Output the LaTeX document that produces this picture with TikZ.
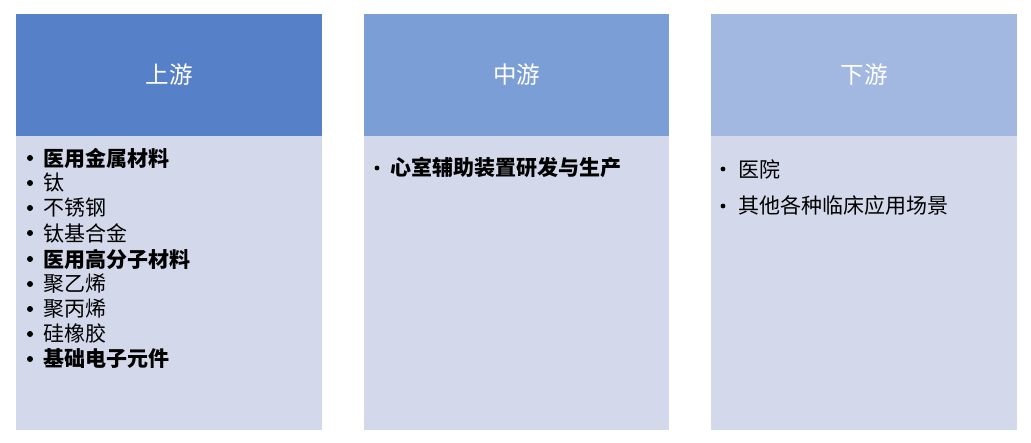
\documentclass[tikz,border=0pt]{standalone}
\usepackage{fontspec}
\setmainfont{Noto Sans CJK SC}
\newfontfamily\cjk{Noto Sans CJK SC}
\definecolor{hdrA}{HTML}{5681C9}
\definecolor{hdrB}{HTML}{7B9ED6}
\definecolor{hdrC}{HTML}{A2B8E1}
\definecolor{bodyc}{HTML}{D3D9EB}
\begin{document}
\begin{tikzpicture}[x=1pt,y=-1pt,
  hdrbox/.style={draw=none,inner sep=0,outer sep=0,text=white,font=\cjk\fontsize{23.5}{28}\selectfont},
  item/.style={anchor=west,inner sep=0,font=\cjk\fontsize{21}{25}\selectfont},
  bolditem/.style={item,font=\cjk\bfseries\fontsize{21}{25}\selectfont},
  bul/.style={circle,fill=black,draw=none,inner sep=0,minimum size=4.8pt},
  bigbul/.style={circle,fill=black,draw=none,inner sep=0,minimum size=6pt}]
\useasboundingbox (0,0) rectangle (1031,442);
% columns
\fill[hdrA] (16,14) rectangle (322,136);
\fill[bodyc] (16,136) rectangle (322,430);
\fill[hdrB] (364,14) rectangle (669,136);
\fill[bodyc] (364,136) rectangle (669,430);
\fill[hdrC] (711,14) rectangle (1017,136);
\fill[bodyc] (711,136) rectangle (1017,430);
\node[hdrbox] (h1) at (169,75) {上游};
\node[hdrbox] (h2) at (516.5,75) {中游};
\node[hdrbox] (h3) at (864,75) {下游};
% column 1
\foreach \y/\t/\s in {158/医用金属材料/bolditem,183/钛/item,208/不锈钢/item,233/钛基合金/item,259/医用高分子材料/bolditem,284/聚乙烯/item,309/聚丙烯/item,334/硅橡胶/item,359/基础电子元件/bolditem}{
  \node[bigbul] (b\y) at (30,\y) {};
  \node[\s] (t\y) at (43,\y) {\t};
}
% column 2
\node[bul] (b2) at (377,168) {};
\node[bolditem] (m1) at (390,168) {心室辅助装置研发与生产};
% column 3
\node[bul] (c1b) at (723,169) {};
\node[item] (c1) at (738,169) {医院};
\node[bul] (c2b) at (723,206) {};
\node[item] (c2) at (738,206) {其他各种临床应用场景};
\end{tikzpicture}
\end{document}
******************************
What is being asked:
The pictures should not be reproduced; quote all of the other material exactly.

Answer to this problem:
Output the LaTeX document that produces this picture with TikZ.
\documentclass[tikz,border=0pt]{standalone}
\usepackage{fontspec}
\setmainfont{Noto Sans CJK SC}
\newfontfamily\cjk{Noto Sans CJK SC}
\definecolor{hdrA}{HTML}{5681C9}
\definecolor{hdrB}{HTML}{7B9ED6}
\definecolor{hdrC}{HTML}{A2B8E1}
\definecolor{bodyc}{HTML}{D3D9EB}
\begin{document}
\begin{tikzpicture}[x=1pt,y=-1pt,
  hdrbox/.style={draw=none,inner sep=0,outer sep=0,text=white,font=\cjk\fontsize{23.5}{28}\selectfont},
  item/.style={anchor=west,inner sep=0,font=\cjk\fontsize{21}{25}\selectfont},
  bolditem/.style={item,font=\cjk\bfseries\fontsize{21}{25}\selectfont},
  bul/.style={circle,fill=black,draw=none,inner sep=0,minimum size=4.8pt},
  bigbul/.style={circle,fill=black,draw=none,inner sep=0,minimum size=6pt}]
\useasboundingbox (0,0) rectangle (1031,442);
% columns
\fill[hdrA] (16,14) rectangle (322,136);
\fill[bodyc] (16,136) rectangle (322,430);
\fill[hdrB] (364,14) rectangle (669,136);
\fill[bodyc] (364,136) rectangle (669,430);
\fill[hdrC] (711,14) rectangle (1017,136);
\fill[bodyc] (711,136) rectangle (1017,430);
\node[hdrbox] (h1) at (169,75) {上游};
\node[hdrbox] (h2) at (516.5,75) {中游};
\node[hdrbox] (h3) at (864,75) {下游};
% column 1
\foreach \y/\t/\s in {158/医用金属材料/bolditem,183/钛/item,208/不锈钢/item,233/钛基合金/item,259/医用高分子材料/bolditem,284/聚乙烯/item,309/聚丙烯/item,334/硅橡胶/item,359/基础电子元件/bolditem}{
  \node[bigbul] (b\y) at (30,\y) {};
  \node[\s] (t\y) at (43,\y) {\t};
}
% column 2
\node[bul] (b2) at (377,168) {};
\node[bolditem] (m1) at (390,168) {心室辅助装置研发与生产};
% column 3
\node[bul] (c1b) at (723,169) {};
\node[item] (c1) at (738,169) {医院};
\node[bul] (c2b) at (723,206) {};
\node[item] (c2) at (738,206) {其他各种临床应用场景};
\end{tikzpicture}
\end{document}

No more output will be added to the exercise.